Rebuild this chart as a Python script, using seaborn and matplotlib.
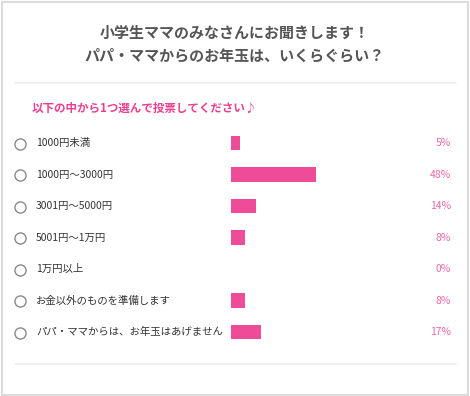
import matplotlib
matplotlib.use("Agg")
import matplotlib.pyplot as plt
import matplotlib.transforms as mtransforms
from matplotlib.patches import Rectangle
from matplotlib.lines import Line2D
import seaborn as sns
import pandas as pd

sns.set_theme(style="white")
plt.rcParams['font.family'] = ['Noto Sans CJK JP', 'DejaVu Sans']

title_lines = ["小学生ママのみなさんにお聞きします！", "パパ・ママからのお年玉は、いくらぐらい？"]
subtitle = "以下の中から1つ選んで投票してください♪"
categories = ["1000円未満", "1000円～3000円", "3001円～5000円", "5001円～1万円",
              "1万円以上", "お金以外のものを準備します", "パパ・ママからは、お年玉はあげません"]
percents = [5, 48, 14, 8, 0, 8, 17]

W, H = 470, 396
fig = plt.figure(figsize=(W / 100, H / 100), dpi=100)
fig.patch.set_facecolor("white")

def fx(px):
    return px / W

def fy(py):
    return 1 - py / H

# outer border
fig.add_artist(Rectangle((fx(1.5), fy(394.5)), fx(466.5), (393) / H, transform=fig.transFigure,
                         fill=False, edgecolor="#dcdcdc", linewidth=1.5))

# title
fig.text(0.5, fy(33), title_lines[0], ha="center", va="center", fontsize=10.8,
         fontweight="bold", color="#555555")
fig.text(0.5, fy(56), title_lines[1], ha="center", va="center", fontsize=10.8,
         fontweight="bold", color="#555555")

# separators
for yy in (83, 364):
    fig.add_artist(Line2D([fx(15), fx(456)], [fy(yy), fy(yy)], transform=fig.transFigure,
                          color="#eeeeee", linewidth=1.2))

# subtitle
fig.text(fx(32), fy(108), subtitle, ha="left", va="center", fontsize=8.3,
         fontweight="bold", color="#ee3f8f")

# bar axes: x 0..100 mapped to px 231..408 ; rows at 143 + 31.5*i
row0, step = 143, 31.5
top = row0 - step / 2
bottom = row0 + step * (len(categories) - 0.5)
ax = fig.add_axes([fx(231), fy(bottom), 177 / W, (bottom - top) / H])
df = pd.DataFrame({"cat": categories, "pct": percents})
sns.barplot(data=df, x="pct", y="cat", orient="h", ax=ax, color="#ee4c98",
            saturation=1, width=0.46, linewidth=0)
ax.set_xlim(0, 100)
ax.set_ylim(len(categories) - 0.5, -0.5)
ax.axis("off")

blend = mtransforms.blended_transform_factory(fig.transFigure, ax.transData)
for i, (cat, p) in enumerate(zip(categories, percents)):
    ax.plot([fx(20)], [i + 0.02], marker="o", ms=8, mfc="white", mec="#8a8a8a", mew=1.0,
            transform=blend, clip_on=False)
    ax.text(fx(36), i, cat, transform=blend, ha="left", va="center", fontsize=7.5,
            color="#333333")
    ax.text(fx(451), i, f"{p}%", transform=blend, ha="right", va="center", fontsize=7.5,
            color="#f06aa6")

fig.savefig("out.png", dpi=100, facecolor="white")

■ Aim of the task ■
Restate the data word for word from its first line through the line with "import pandas as pd", leaving out any picture along the way.

■ Task solution ■
Rebuild this chart as a Python script, using seaborn and matplotlib.
import matplotlib
matplotlib.use("Agg")
import matplotlib.pyplot as plt
import matplotlib.transforms as mtransforms
from matplotlib.patches import Rectangle
from matplotlib.lines import Line2D
import seaborn as sns
import pandas as pd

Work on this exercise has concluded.